While working on a side project, the need to parse HTML came up, and to save time, I tried the fastest HTML parsers I could find. After fighting and trying to hack them, I realized I needed a custom or super customizable one to fit all project needs. Unfortunately, I had no luck. So, I created one.
I thought it was a simple enough thing to do…
For my specific project, I needed something fast, which was easy to find, but I needed to be customizable enough. However, everything I found mainly failed in two areas:
- They offered no way to tap into nodes while they were being parsed — That’s something I desperately needed.
- They offered no ability to specify custom API for the parsed result, forcing me to learn something new they came up with or remain stuck with really non-performant APIs. — This ability would allow me to adapt the parser to the project, not vice versa.

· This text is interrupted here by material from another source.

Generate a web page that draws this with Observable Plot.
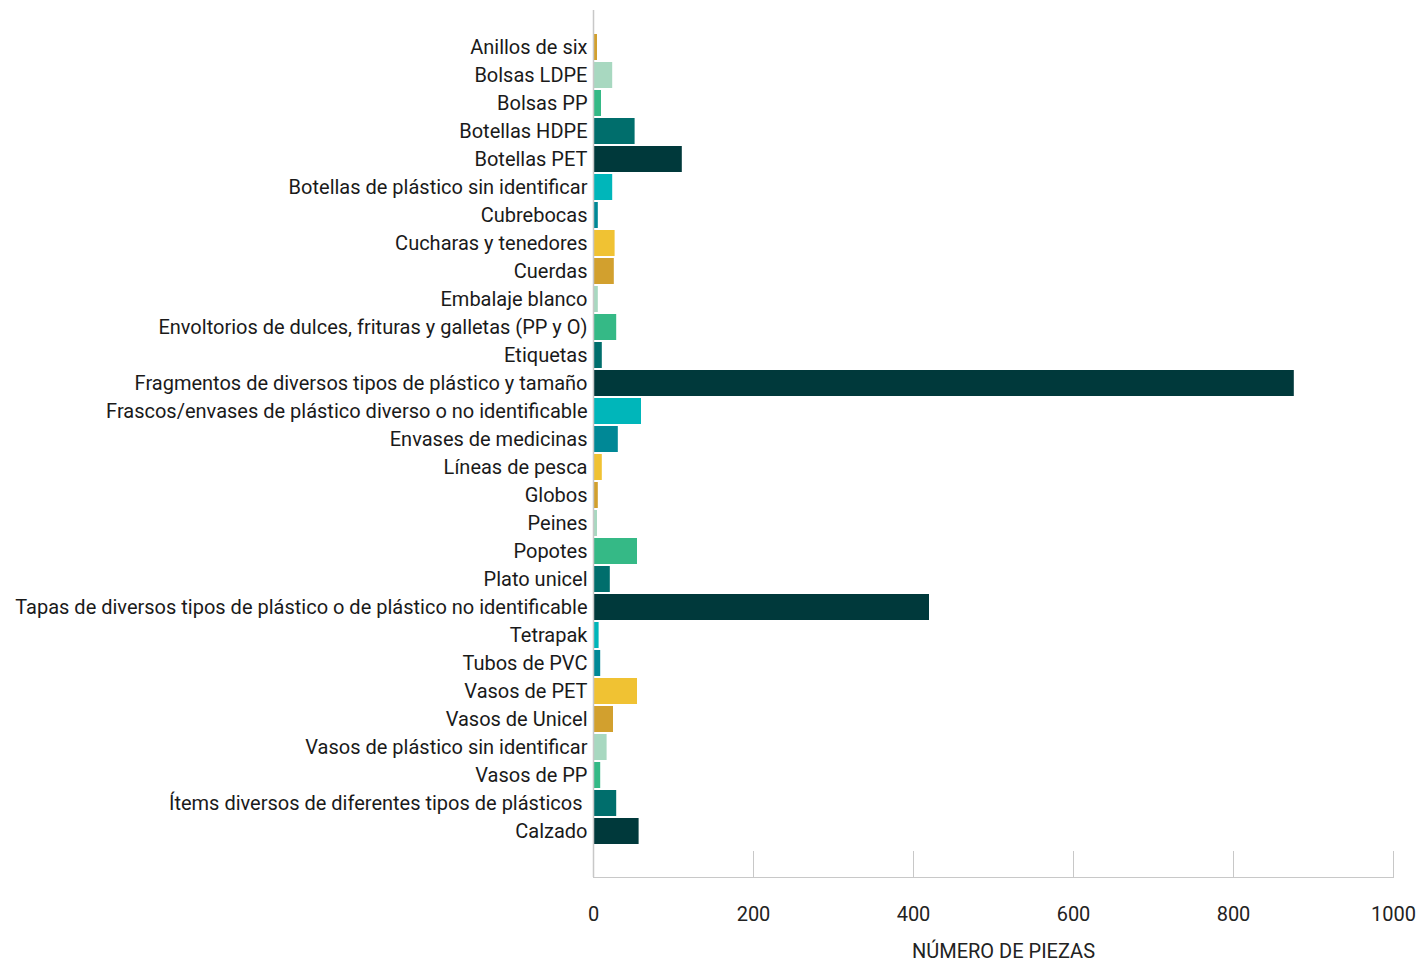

Here is a list of best parsers I tried: html-parser, htmljs-parser (good callback options), html-dom-parser, html5parser, cheerio (really good offering more than just a parsing solution), parse5 (as good as cheerio), htmlparser2, htmlparser, node-html-parser (really fast)
Is my parser better? (disclaimer)
I am not claiming my parser is better than any of the above or that everyone should use it instead. I created a parser specifically to solve a problem I was having. I don’t believe in single solutions, and one should always try to find the best tool for the job— or create one if necessary.